Averaging Raindrops, Part 2

Scott E. Brodie

We have shown that if x and y are independent random variables ranging uniformly over the interval from 0 to 1 (like the x- and y-coordinates of raindrops which land on the unit square), the average of the minimum of x and y is given by the volume of the pyramid whose base is the unit square, and whose apex is the point (1, 1, 1), which is 1/3:

graph of min(x,y)

Can we obtain a similar evaluation for the average of the maximum of x and y?

No problem!

Here is a plot of the function max(x, y) over the unit square:

graph of max(x,y)

Careful inspection of this surface shows that it is the upper boundary of the union of two pyramids, each congruent to the pyramid in the first figure, but oriented so that its base is one of the vertical faces of the unit cube, and the vertex is at the origin (0, 0, 0).

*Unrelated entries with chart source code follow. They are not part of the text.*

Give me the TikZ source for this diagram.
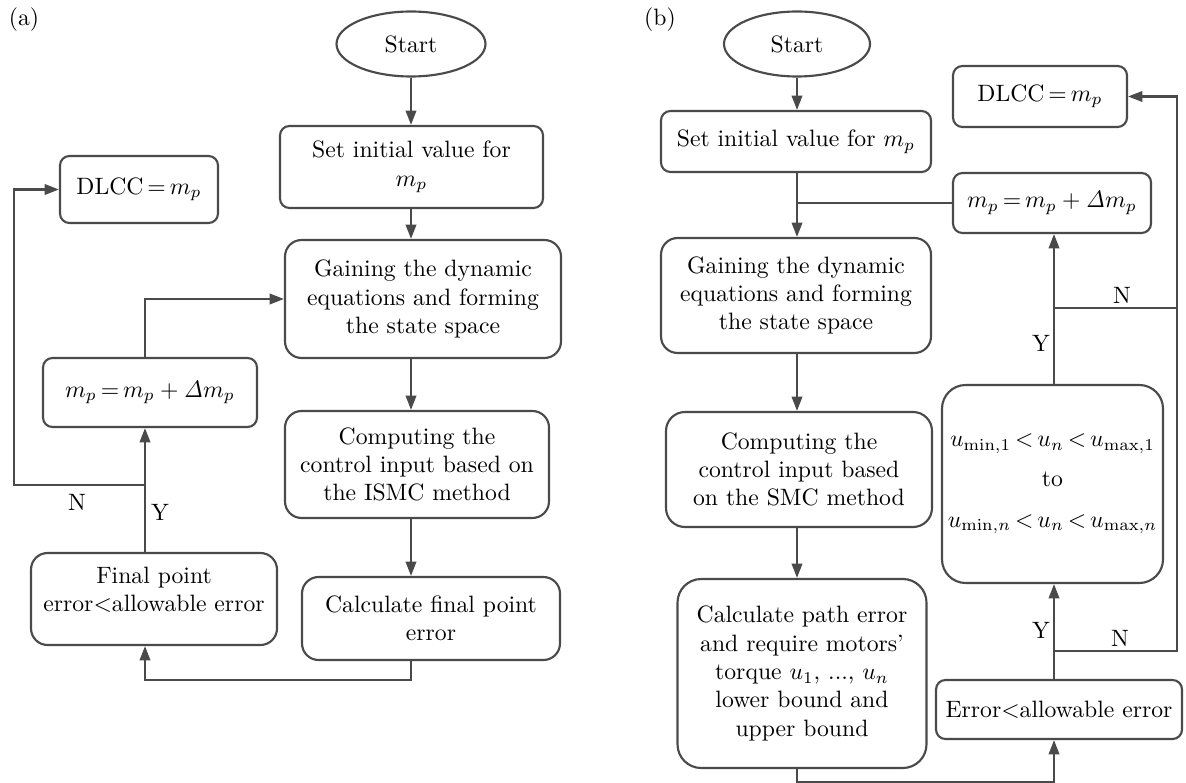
\documentclass[tikz,border=0pt]{standalone}
\usepackage{amsmath,amssymb}
\usepackage{tikz}
\usetikzlibrary{arrows.meta,shapes.geometric}
\definecolor{linegray}{HTML}{4a4a4a}
\begin{document}
\begin{tikzpicture}[x=0.01485cm,y=-0.01485cm,
 blk/.style={draw=linegray,line width=0.9pt,rounded corners=4pt,align=center,inner sep=0pt},
 bigblk/.style={blk,rounded corners=7pt},
 term/.style={draw=linegray,line width=0.9pt,ellipse,inner sep=0pt},
 sz/.style 2 args={minimum width=#1*0.01485cm,minimum height=#2*0.01485cm},
 arr/.style={draw=linegray,line width=0.9pt,-{Triangle[length=6pt,width=4.4pt]}},
 ln/.style={draw=linegray,line width=0.9pt}]
\thickmuskip=3mu plus 2mu
\useasboundingbox (0,0) rectangle (1186,783);
% (a)
\node at (24,20) {(a)};
\node[term,sz={149}{65}] (startA) at (411,44) {Start};
\node[blk,sz={263}{82}] (initA) at (411.5,167) {Set initial value for\\$m_p$};
\node[bigblk,sz={276}{118}] (gainA) at (423,299) {Gaining the dynamic\\equations and forming\\the state space};
\node[bigblk,sz={264}{107}] (compA) at (417,464.5) {Computing the\\control input based on\\the ISMC method};
\node[bigblk,sz={258}{83}] (calcA) at (431,618.5) {Calculate final point\\error};
\node[bigblk,sz={246}{92}] (finA) at (154,599) {Final point\\error$<$allowable error\\[-4pt]};
\node[blk,sz={214}{69}] (mpA) at (150,392.5) {$m_p=m_p+\mathit{\Delta}m_p$};
\node[blk,sz={158}{67}] (dlccA) at (139,189.5) {$\mathrm{DLCC}=m_p$};
\coordinate (colA) at (145,0);
\coordinate (jA) at (145,485);
\coordinate (nA) at (14,485);
\draw[arr] (startA.south) -- (startA.south |- initA.north);
\draw[arr] (initA.south -| startA.south) -- (gainA.north -| startA.south);
\draw[arr] (gainA.south -| startA.south) -- (compA.north -| startA.south);
\draw[arr] (compA.south -| startA.south) -- (calcA.north -| startA.south);
\draw[arr] (calcA.south -| startA.south) -- ++(0,19) -| (finA.south -| colA);
\draw[arr] (finA.north -| colA) -- (mpA.south -| colA);
\draw[arr] (jA) -- (nA) |- (dlccA.west);
\draw[arr] (mpA.north -| colA) |- (gainA.west);
\node at (77,502) {N};
\node at (160,512) {Y};
% (b)
\node at (660,20) {(b)};
\node[term,sz={146}{65}] (startB) at (797,44) {Start};
\node[blk,sz={270}{61}] (initB) at (796,141.5) {Set initial value for $m_p$};
\node[bigblk,sz={270}{115}] (gainB) at (796,295.5) {Gaining the dynamic\\equations and forming\\the state space};
\node[bigblk,rounded corners=8pt,sz={266}{115}] (compB) at (799,469.5) {Computing the\\control input based\\on the SMC method};
\node[blk,rounded corners=10pt,sz={249}{189}] (calcB) at (802,673.5) {Calculate path error\\and require motors'\\torque $u_1$, ..., $u_n$\\lower bound and\\upper bound};
\node[blk,sz={246}{59}] (errB) at (1059,709.5) {Error$<$allowable error};
\node[blk,rounded corners=10pt,sz={221}{198}] (uB) at (1052.5,484) {$u_{\min,1}<u_n<u_{\max,1}$\\[5pt]to\\[5pt]$u_{\min,n}<u_n<u_{\max,n}$};
\node[blk,sz={198}{60}] (mpB) at (1052,203) {$m_p=m_p+\mathit{\Delta}m_p$};
\node[blk,sz={174}{61}] (dlccB) at (1040,96.5) {$\mathrm{DLCC}=m_p$};
\coordinate (colB) at (1054,0);
\coordinate (jB1) at (1054,651);
\coordinate (jB2) at (1054,308);
\coordinate (rB1) at (1177,651);
\coordinate (rB2) at (1177,308);
\draw[arr] (startB.south) -- (startB.south |- initB.north);
\draw[arr] (initB.south -| startB.south) -- (gainB.north -| startB.south);
\draw[ln] (mpB.west) -- (mpB.west -| startB.south);
\draw[arr] (gainB.south -| startB.south) -- (compB.north -| startB.south);
\draw[arr] (compB.south -| startB.south) -- (calcB.north -| startB.south);
\draw[arr] (calcB.south -| startB.south) -- ++(0,13) -| (errB.south -| colB);
\draw[arr] (errB.north -| colB) -- (uB.south -| colB);
\draw[arr] (jB1) -- (rB1) |- (dlccB.east);
\draw[arr] (uB.north -| colB) -- (mpB.south -| colB);
\draw[ln] (jB2) -- (rB2);
\node at (1041,343) {Y};
\node at (1122,295) {N};
\node at (1041,630) {Y};
\node at (1120,638) {N};
\end{tikzpicture}
\end{document}
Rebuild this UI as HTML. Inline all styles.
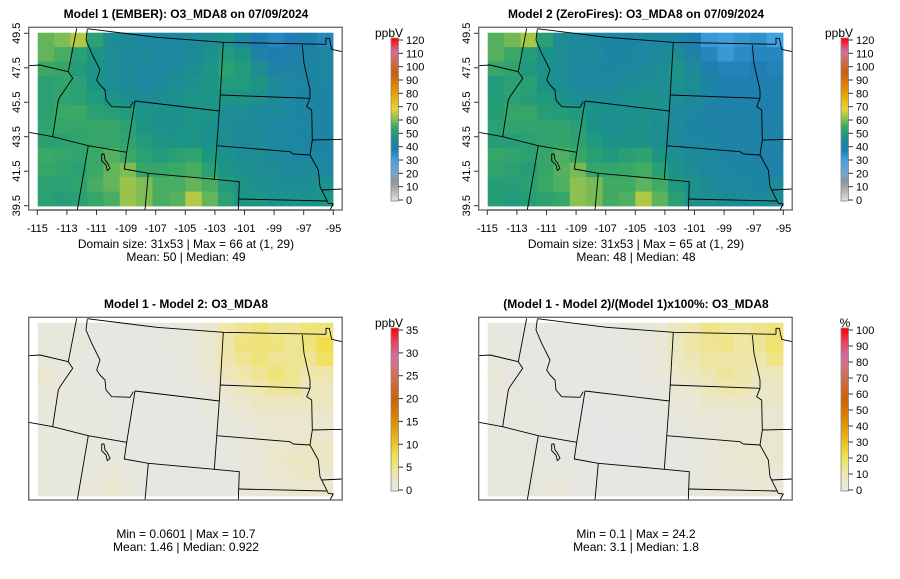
<!DOCTYPE html>
<html><head><meta charset="utf-8"><style>
body{margin:0;background:#fff;}
svg{display:block;font-family:"Liberation Sans",sans-serif;}
</style></head><body>
<svg id="chart" width="900" height="579" viewBox="0 0 900 579"></svg>
<script>
// ---- data (coarse 12 x 18 grid, rows north->south, cols west->east) ----
const lonTicks = [-115,-113,-111,-109,-107,-105,-103,-101,-99,-97,-95];
const latTicks = [39.5,41.5,43.5,45.5,47.5,49.5];
const concTicks = [0,10,20,30,40,50,60,70,80,90,100,110,120];
const diffTicks = [0,5,10,15,20,25,30,35];
const pctTicks = [0,10,20,30,40,50,60,70,80,90,100];
const model1 = [
[58,60,64,52,46,45,44,44,44,45,46,47,44,38,36,38,40,36],
[58,56,52,48,46,45,45,44,44,45,47,50,48,42,38,40,42,44],
[55,54,50,48,46,45,44,44,45,46,48,52,50,46,42,42,43,44],
[52,53,52,48,46,45,44,45,46,47,48,50,50,48,45,44,43,44],
[52,53,52,50,48,46,46,46,47,48,48,48,48,47,45,44,43,43],
[52,55,55,52,51,50,48,47,47,48,48,46,46,45,45,44,43,43],
[53,54,54,54,54,52,48,47,47,48,47,46,45,45,44,44,43,43],
[52,52,53,54,54,53,50,48,48,48,47,46,45,45,44,44,43,43],
[55,54,53,55,57,55,52,50,52,53,49,47,46,46,45,44,44,44],
[54,53,52,55,58,60,54,54,55,56,52,48,47,46,46,45,45,44],
[52,52,53,56,58,62,60,56,56,58,56,50,48,47,46,46,46,47],
[52,51,52,54,56,62,60,56,57,64,58,52,48,48,47,47,47,48]];
const diff = [
[1,1,1,0.5,0.3,0.3,0.3,0.5,1,1,2,4,5,6,5,5,6,6],
[1,1,1,0.5,0.3,0.3,0.3,0.5,0.8,1,2,4,6,6,6,5,6,8],
[1,1,0.5,0.3,0.3,0.3,0.3,0.5,0.5,1,2,4,5,6,5,5,5,7],
[2,1,0.5,0.3,0.3,0.3,0.3,0.5,0.5,1,2,3,4,5,6,5,4,4],
[1.5,1,1,0.5,0.3,0.3,0.3,0.3,0.5,0.5,1,2,3,4,5,5,3,3],
[1,1,1,1,0.5,0.3,0.3,0.3,0.3,0.5,1,1.5,2,3,3,3,3,3],
[1,1,1,1,1,0.5,0.3,0.3,0.3,0.3,1,1,1.5,2,2,2,2,2],
[1,1,1,1,0.5,0.5,0.3,0.3,0.3,0.3,0.5,1,1,1.5,2,2,2,2],
[1,1,1,1,0.5,0.5,0.3,0.3,0.3,0.3,0.5,0.5,1,1.5,2,2,2.5,2.5],
[1,1,1,1,1,0.5,0.3,0.3,0.3,0.3,0.5,0.5,1,1.5,2,2.5,2.5,2.5],
[1,1,1,1,1.5,1,0.5,0.5,0.5,0.5,0.5,0.5,1,1.5,2,2,2.5,2],
[1,1,1,1.5,2,1,0.5,0.5,0.5,0.5,0.5,0.5,1,1.5,1.5,2,2,2]];

const NS="http://www.w3.org/2000/svg";
const svg=document.getElementById('chart');
function el(tag,attrs,parent){const e=document.createElementNS(NS,tag);for(const k in attrs)e.setAttribute(k,attrs[k]);(parent||svg).appendChild(e);return e;}
function hex(c){return [parseInt(c.slice(1,3),16),parseInt(c.slice(3,5),16),parseInt(c.slice(5,7),16)];}
function interp(stops,f){f=Math.max(0,Math.min(1,f));for(let i=1;i<stops.length;i++){if(f<=stops[i][0]){const a=stops[i-1],b=stops[i];const t=(f-a[0])/(b[0]-a[0]||1);const ca=hex(a[1]),cb=hex(b[1]);return 'rgb('+ca.map((v,j)=>Math.round(v+(cb[j]-v)*t)).join(',')+')';}}return stops[stops.length-1][1];}
const concStops=[[0,'#e2e2e2'],[10/120,'#a8a8a8'],[15/120,'#909090'],[20/120,'#78a8cc'],[30/120,'#42a2e0'],[38/120,'#1f7db2'],[44/120,'#1d86a0'],[49/120,'#1c9880'],[55/120,'#3aa866'],[61/120,'#8cc050'],[68/120,'#e6d636'],[75/120,'#e8b40c'],[85/120,'#e08400'],[95/120,'#c85c14'],[102/120,'#d06a40'],[110/120,'#d072a0'],[1,'#ff0000']];
const diffStops=[[0,'#e6e6e6'],[0.05,'#e9e7d2'],[0.12,'#eee6a8'],[0.22,'#f0e050'],[0.32,'#eab818'],[0.42,'#e09000'],[0.57,'#d06000'],[0.72,'#d07060'],[0.82,'#d070a0'],[0.92,'#e84060'],[1,'#ff0000']];

const G={x0:37.7,x1:333,y0:32.7,y1:206,lonMin:-115.05,lonMax:-94.98,latMin:39.45,latMax:49.55};
const xLon=l=>37.3+(l+115)*14.8;
const yLat=l=>205.7-(l-39.5)*17.24;

const borders=[
[[262,86],[470,112],[670,127],[978,133]],[[978,133],[978,115],[988,115],[995,148],[1027,155]],
[[230,85],[205,215]],[[86,197],[120,195],[205,215],[218,235],[180,290],[175,300],[158,410]],
[[86,397],[158,410],[265,437],[380,457]],
[[262,88],[258,120],[275,160],[300,210],[290,240],[300,255],[315,270],[318,300],[335,320],[390,322],[400,305]],
[[405,303],[658,333],[643,538],[445,520],[373,507],[380,457],[405,303]],
[[670,127],[658,333]],[[660,285],[930,295]],
[[907,135],[912,190],[930,270],[930,295],[920,320],[935,330],[937,420],[930,465]],
[[650,437],[870,455],[880,462],[930,465],[955,510],[960,560],[985,610],[1000,612],[990,630]],
[[937,420],[1027,418]],[[965,570],[1027,567]],[[715,597],[980,603]],
[[643,538],[718,545],[715,630]],[[445,520],[435,630]],[[265,437],[232,630]],
[[305,462],[312,462],[315,480],[322,488],[330,505],[322,512],[318,495],[305,482],[305,462]]];

function panel(ox,oy,id,title,vals,cmin,cmax,stops,axes,cbTicks,cbLabel,sub1,sub2){
  const g=el('g',{transform:`translate(${ox},${oy})`,});
  const t=el('text',{x:186,y:18,'text-anchor':'middle','font-size':'12','font-weight':'bold',fill:'#000'},g);t.textContent=title;
  
  const hm=el('g',{},g);
  const nr=vals.length,nc=vals[0].length;
  const cw=(G.x1-G.x0)/nc,ch=(G.y1-G.y0)/nr;
  for(let r=0;r<nr;r++)for(let c=0;c<nc;c++){
    const lon=G.lonMin+(c+0.5)*(G.lonMax-G.lonMin)/nc, lat=G.latMax-(r+0.5)*(G.latMax-G.latMin)/nr;
    const cx=G.x0+(lon-G.lonMin)/(G.lonMax-G.lonMin)*(G.x1-G.x0), cy=G.y0+(G.latMax-lat)/(G.latMax-G.latMin)*(G.y1-G.y0);
    const rc=el('rect',{x:(cx-cw/2).toFixed(2),y:(cy-ch/2).toFixed(2),width:(cw+0.4).toFixed(2),height:(ch+0.4).toFixed(2),fill:interp(stops,(vals[r][c]-cmin)/(cmax-cmin))},hm);
    
    
  }
  const bg=el('g',{fill:'none',stroke:'#000','stroke-width':'0.9','stroke-linejoin':'round'},g);
  
  borders.forEach(b=>{el('polyline',{points:b.map(p=>(p[0]/3).toFixed(1)+','+(p[1]/3).toFixed(1)).join(' ')},bg);});
  const box=el('rect',{x:28.7,y:27.3,width:313.5,height:182.7,fill:'none',stroke:'#666','stroke-width':'1.3'},g);
  
  if(axes){
    const ax=el('g',{},g);
    lonTicks.forEach(l=>{const x=xLon(l);el('line',{x1:x,x2:x,y1:210,y2:215,stroke:'#333'},ax);
      const tx=el('text',{x:x,y:232,'text-anchor':'middle','font-size':'11',fill:'#000'},ax);tx.textContent=l;});
    el('line',{x1:xLon(-115),x2:xLon(-95),y1:210,y2:210,stroke:'#333'},ax);
    const ay=el('g',{},g);
    latTicks.forEach(l=>{const y=yLat(l);el('line',{x1:28.7,x2:24,y1:y,y2:y,stroke:'#333'},ay);
      const tx=el('text',{x:0,y:0,'text-anchor':'middle','font-size':'11',fill:'#000',transform:`translate(20,${y}) rotate(-90)`},ay);tx.textContent=l.toFixed(1);});
  }
  const s1=el('text',{x:186,y:248,'text-anchor':'middle','font-size':'12',fill:'#000'},g);s1.textContent=sub1;
  
  const s2=el('text',{x:186,y:261,'text-anchor':'middle','font-size':'12',fill:'#000'},g);s2.textContent=sub2;
  
  const cb=el('g',{},g);
  const top=38,bot=201,n=80;
  for(let i=0;i<n;i++){const f=(i+0.5)/n;el('rect',{x:391,y:(bot-(i+1)*(bot-top)/n).toFixed(2),width:7.5,height:((bot-top)/n+0.4).toFixed(2),fill:interp(stops,f)},cb);}
  el('rect',{x:391,y:top,width:7.5,height:bot-top,fill:'none',stroke:'#888','stroke-width':'0.8'},cb);
  const vmax=cbTicks[cbTicks.length-1];
  cbTicks.forEach(v=>{const y=200-(v/vmax)*160;el('line',{x1:398.5,x2:403,y1:y,y2:y,stroke:'#333'},cb);
    const tx=el('text',{x:406,y:y+4,'font-size':'11',fill:'#000'},cb);tx.textContent=v;});
  const cl=el('text',{x:cbLabel==='%'?395:389,y:37,'text-anchor':'middle','font-size':'12',fill:'#000'},cb);cl.textContent=cbLabel;
  
}
const model2=model1.map((row,r)=>row.map((v,c)=>v-diff[r][c]));
const pct=model1.map((row,r)=>row.map((v,c)=>diff[r][c]/v*100));
panel(0,0,'panel-model1','Model 1 (EMBER): O3_MDA8 on 07/09/2024',model1,0,120,concStops,true,concTicks,'ppbV','Domain size: 31x53 | Max = 66 at (1, 29)','Mean: 50 |  Median: 49');
panel(450,0,'panel-model2','Model 2 (ZeroFires): O3_MDA8 on 07/09/2024',model2,0,120,concStops,true,concTicks,'ppbV','Domain size: 31x53 | Max = 65 at (1, 29)','Mean: 48 |  Median: 48');
panel(0,290,'panel-difference','Model 1 - Model 2: O3_MDA8',diff,0,35,diffStops,false,diffTicks,'ppbV','Min = 0.0601 | Max = 10.7','Mean: 1.46 |  Median: 0.922');
panel(450,290,'panel-percent-difference','(Model 1 - Model 2)/(Model 1)x100%: O3_MDA8',pct,0,100,diffStops,false,pctTicks,'%','Min = 0.1 | Max = 24.2','Mean: 3.1 |  Median: 1.8');
</script>
</body></html>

Since we already know that the volume of each of these pyramids is 1/3, the volume of the solid bound by the surface max(x, y) and the sides of the unit cube - and hence the average of max(x, y), since the area of the unit square is 1 - is 2/3.

We may verify our exploration algebraically. Quite obviously

min(x, y) + max(x, y) = x + y.

Using the additivity of the mathematical expectation,

E(x + y) = E(x) + E(y) = 1/2 + 1/2 = 1.

We also get

E(min(x, y) + max(x, y)) = E(min(x, y)) + E(max(x, y)) = 1/3 + 2/3 = 1,

confirming the geometric derivation.